Employment Law Cases

Allegations and whistleblowing protection

Kilraine v London Borough of Wandsworth

An employee did not make protected disclosures when she complained to her employer about bullying, harassment, inappropriate behaviour and lack of managerial support over a safeguarding issue.

To benefit from whistleblower protections, a worker must first show that they made a ‘disclosure qualifying for protection’ under s.43B of the Employment Rights Act 1996. Such a disclosure must involve ‘information’ which, in the reasonable belief of the worker making the disclosure, tends to show that a person has failed, is failing or is likely to fail to comply with any legal obligation to which he is subject, and that the worker also reasonably believed that he or she made the disclosure ‘in the public interest’.


Following her dismissal, Ms Kilraine brought a whistleblowing claim against her employer, arguing that she had made a number of protected disclosures during her employment and had suffered detriment and was dismissed as a result.
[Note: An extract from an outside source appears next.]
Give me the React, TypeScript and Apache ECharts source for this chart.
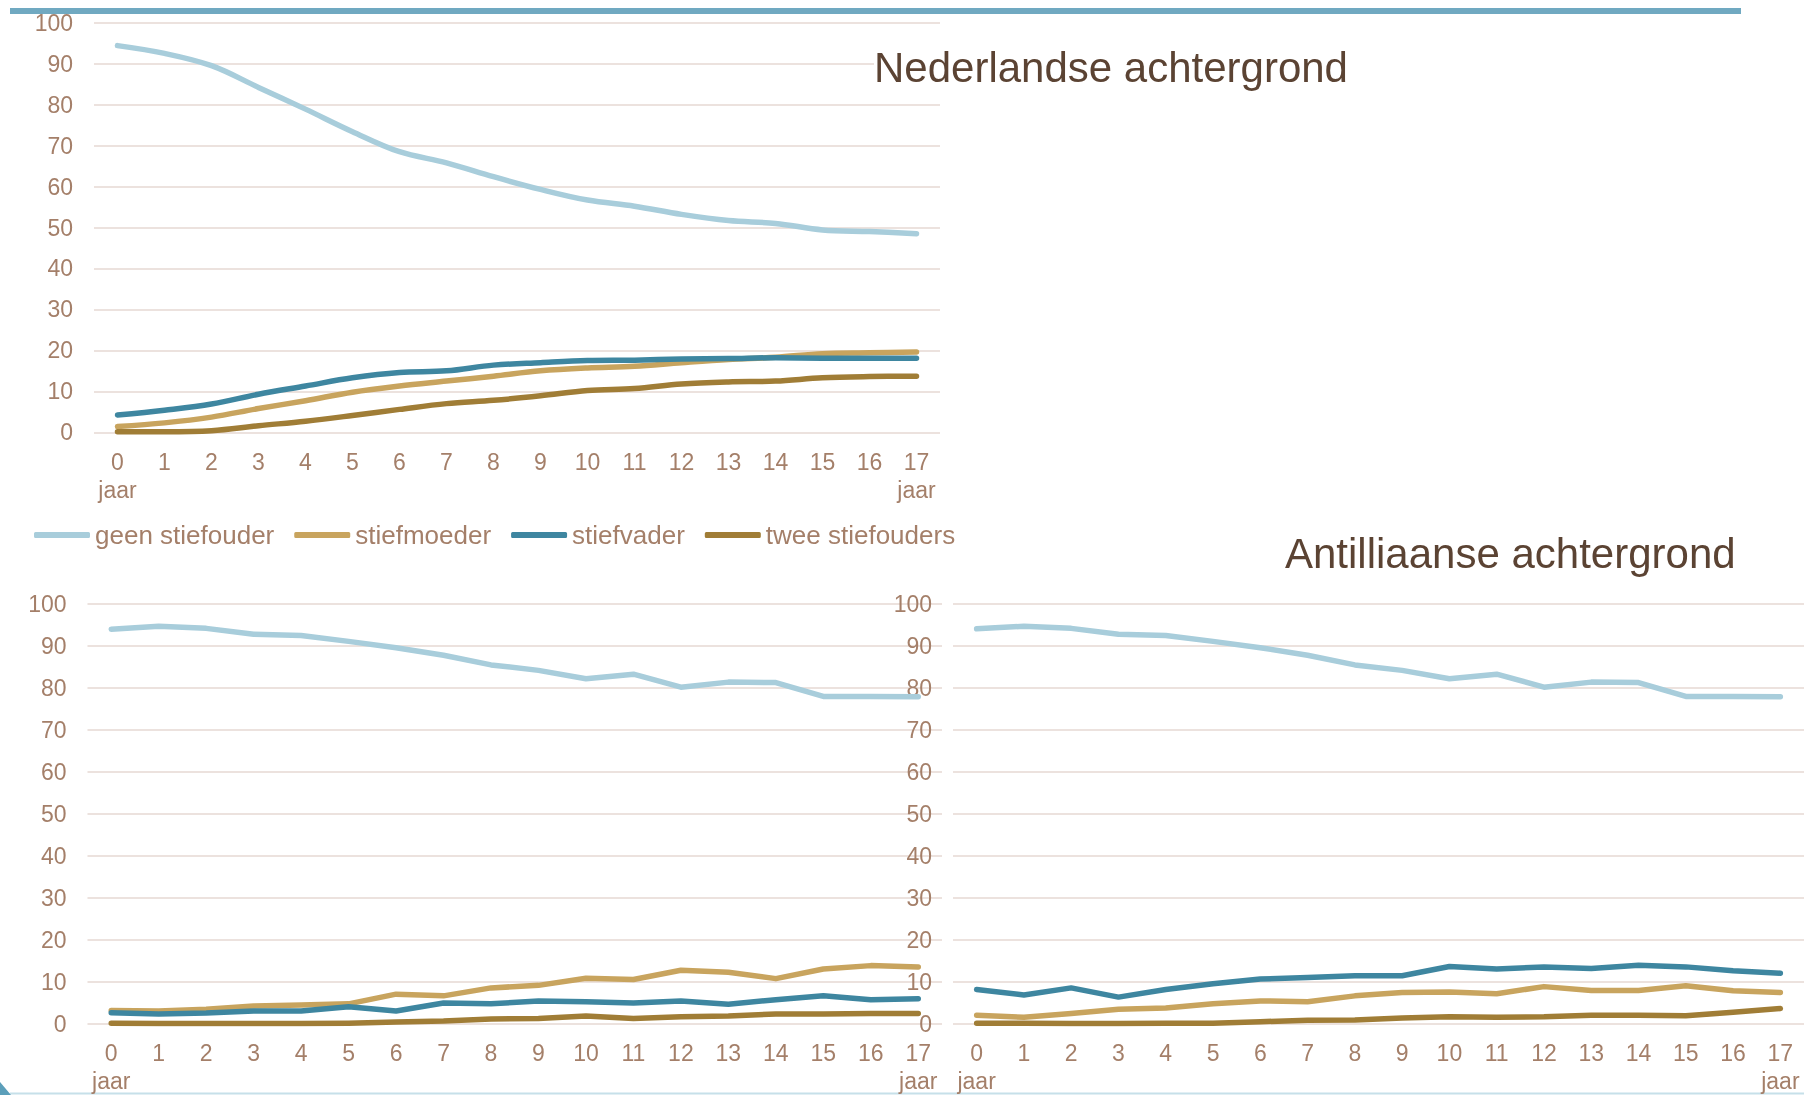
import React, { useEffect, useRef } from "react";
import * as echarts from "echarts";

const categories = ["0", "1", "2", "3", "4", "5", "6", "7", "8", "9", "10", "11", "12", "13", "14", "15", "16", "17"];
const seriesNames = ["geen stiefouder", "stiefmoeder", "stiefvader", "twee stiefouders"];
const yTicks = [0, 10, 20, 30, 40, 50, 60, 70, 80, 90, 100];

// Nederlandse achtergrond (top chart)
const nlGeen = [94.4, 92.5, 89.5, 84.2, 78.9, 73.4, 68.5, 65.8, 62.4, 59.3, 56.7, 55.2, 53.2, 51.7, 51.0, 49.4, 49.0, 48.5];
const nlMoeder = [1.4, 2.3, 3.7, 5.8, 7.7, 9.8, 11.3, 12.5, 13.7, 15.0, 15.7, 16.1, 17.0, 17.8, 18.3, 19.2, 19.4, 19.6];
const nlVader = [4.2, 5.4, 6.9, 9.3, 11.3, 13.3, 14.6, 15.0, 16.4, 17.0, 17.5, 17.6, 17.9, 18.0, 18.2, 18.1, 18.1, 18.1];
const nlTwee = [0.15, 0.15, 0.4, 1.6, 2.7, 4.1, 5.6, 7.0, 7.8, 8.9, 10.2, 10.7, 11.8, 12.3, 12.5, 13.3, 13.6, 13.7];

// bottom-left chart
const blGeen = [94.0, 94.7, 94.2, 92.8, 92.5, 91.1, 89.6, 87.8, 85.5, 84.2, 82.2, 83.3, 80.2, 81.4, 81.3, 78.0, 78.0, 77.9];
const blMoeder = [3.2, 3.1, 3.5, 4.3, 4.5, 4.8, 7.1, 6.7, 8.6, 9.2, 10.9, 10.6, 12.8, 12.3, 10.8, 13.1, 13.9, 13.6];
const blVader = [2.7, 2.4, 2.6, 3.1, 3.1, 4.1, 3.1, 5.0, 4.8, 5.5, 5.3, 5.0, 5.5, 4.7, 5.8, 6.7, 5.8, 6.0];
const blTwee = [0.2, 0.1, 0.1, 0.1, 0.1, 0.2, 0.5, 0.7, 1.2, 1.3, 1.9, 1.3, 1.7, 1.9, 2.4, 2.4, 2.5, 2.5];

// Antilliaanse achtergrond (bottom-right chart)
const anGeen = [94.1, 94.7, 94.2, 92.8, 92.5, 91.1, 89.6, 87.8, 85.5, 84.2, 82.2, 83.3, 80.2, 81.4, 81.3, 78.0, 78.0, 77.9];
const anMoeder = [2.1, 1.6, 2.5, 3.5, 3.8, 4.8, 5.5, 5.3, 6.7, 7.5, 7.6, 7.2, 8.9, 8.0, 8.0, 9.1, 7.9, 7.5];
const anVader = [8.2, 6.9, 8.6, 6.4, 8.2, 9.6, 10.7, 11.1, 11.5, 11.5, 13.7, 13.1, 13.6, 13.2, 14.0, 13.6, 12.7, 12.1];
const anTwee = [0.15, 0.15, 0.1, 0.1, 0.2, 0.15, 0.55, 0.9, 0.95, 1.4, 1.7, 1.6, 1.7, 2.1, 2.1, 1.95, 2.8, 3.7];

const titleNL = "Nederlandse achtergrond";
const titleAN = "Antilliaanse achtergrond";
const unitLabel = "jaar";

const COLORS = ["#a8cddb", "#c8a45e", "#3e86a0", "#a07d36"];
const TEXT = "#a47f69";
const FONT = "'Liberation Sans', Arial, sans-serif";

export default function App() {
  const ref = useRef<HTMLDivElement>(null);
  useEffect(() => {
    document.body.style.margin = "0";
    const chart = echarts.init(ref.current!, null, { renderer: "svg" });

    const grids = [
      { left: 94, width: 846, top: 22.7, height: 409.6 },
      { left: 87.5, width: 854.5, top: 604, height: 425 },
      { left: 953, width: 851, top: 604, height: 425 },
    ];
    const last = categories.length - 1;
    const xAxes = grids.map((g, i) => ({
      type: "category",
      gridIndex: i,
      data: categories,
      boundaryGap: true,
      axisLine: { show: false },
      axisTick: { show: false },
      axisLabel: {
        interval: 0,
        margin: i === 0 ? 16 : 15,
        color: TEXT,
        fontSize: 23,
        fontFamily: FONT,
        lineHeight: 28,
        formatter: (v: string, idx: number) => (idx === 0 || idx === last ? v + "\n" + unitLabel : v),
      },
    }));
    const yAxes = grids.map((g, i) => ({
      type: "value",
      gridIndex: i,
      min: yTicks[0],
      max: yTicks[yTicks.length - 1],
      interval: 10,
      axisLine: { show: false },
      axisTick: { show: false },
      axisLabel: { margin: 21, color: TEXT, fontSize: 23, fontFamily: FONT },
      splitLine: { lineStyle: { color: "#ece2de", width: 2 } },
    }));

    const sets = [
      [nlGeen, nlMoeder, nlVader, nlTwee],
      [blGeen, blMoeder, blVader, blTwee],
      [anGeen, anMoeder, anVader, anTwee],
    ];
    const series: any[] = [];
    sets.forEach((set, gi) => {
      set.forEach((data, si) => {
        series.push({
          type: "line",
          name: seriesNames[si],
          xAxisIndex: gi,
          yAxisIndex: gi,
          data,
          smooth: gi === 0 ? 0.35 : false,
          symbol: "none",
          itemStyle: { color: COLORS[si] },
          lineStyle: { color: COLORS[si], width: 5.5, cap: "round", join: "round" },
        });
      });
    });

    chart.setOption({
      animation: false,
      textStyle: { fontFamily: FONT },
      grid: grids.map((g) => ({ ...g, containLabel: false })),
      xAxis: xAxes,
      yAxis: yAxes,
      legend: {
        data: seriesNames,
        left: 34,
        top: 520,
        icon: "roundRect",
        itemWidth: 56,
        itemHeight: 6,
        itemGap: 20,
        padding: 0,
        textStyle: { color: TEXT, fontSize: 26, fontFamily: FONT, lineHeight: 30 },
      },
      graphic: [
        { type: "rect", shape: { x: 10, y: 8, width: 1731, height: 6 }, style: { fill: "#70a9c1" } },
        { type: "line", shape: { x1: 10, y1: 1093.5, x2: 1804, y2: 1093.5 }, style: { stroke: "#c6e0e9", lineWidth: 2 } },
        { type: "polygon", shape: { points: [[0, 1082], [11, 1095], [0, 1095]] }, style: { fill: "#5c9fba" } },
        {
          type: "text",
          x: 874,
          y: 67,
          z: 100,
          style: {
            text: titleNL,
            fontSize: 42,
            fontFamily: FONT,
            fill: "#5b4333",
            verticalAlign: "middle",
            align: "left",
            backgroundColor: "#ffffff",
          },
        },
        {
          type: "text",
          x: 1285,
          y: 553,
          z: 100,
          style: {
            text: titleAN,
            fontSize: 42,
            fontFamily: FONT,
            fill: "#5b4333",
            verticalAlign: "middle",
            align: "left",
            backgroundColor: "#ffffff",
          },
        },
      ],
      series,
    });
    return () => chart.dispose();
  }, []);
  return <div ref={ref} style={{ position: "fixed", left: 0, top: 0, width: 1804, height: 1095 }} />;
}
The alleged disclosures included a letter sent to the assistant director of children’s services stating that the council was failing in its legal obligations towards her in respect of bullying and harassment, and that she had been subjected to ‘numerous incidents of inappropriate behaviour’. The disclosures also included an email to HR in which she complained that her line manager had failed to support her after she had raised a safeguarding issue.

A tribunal dismissed her complaints on the basis that her ‘disclosures’ were actually just allegations and didn’t contain any ‘information’. The EAT upheld this, although on slightly different grounds. Ms Kilraine appealed.

Court of Appeal decision

Her appeal was dismissed.

The Court of Appeal held that, when considering whether a disclosure is protected, tribunals do not need to look to whether it is ‘information’ or an ‘allegation’ – the law doesn’t provide for this dichotomy and these are not always mutually exclusive - an allegation could be a disclosure as well.

Rather tribunals should examine the alleged disclosure to see if it has sufficient factual content and specificity such as is capable of tending to show one of the six relevant failures in s. 43 of the Employment Rights Act 1996, including a criminal offence, non-compliance with a legal obligation and/or health and safety issues.

Ms Kilraine’s allegations were not disclosures qualifying for protection because they were simply non-specific.

Link to judgment: http://www.bailii.org/ew/cases/EWCA/Civ/2018/1436.html


Do not automatically assume that any correspondence from an employee amounts to a protected disclosure. Of course, if the matter proceeds to a grievance hearing then at this stage the full details will often be forthcoming. However, in situations such as this, when there has been no hearing and an employee complains after the event of whistleblowing, you should always consider first whether this is a qualifying disclosure at all.

For employees, if they do believe that they are making a protected disclosure then they should be specific in their complaint.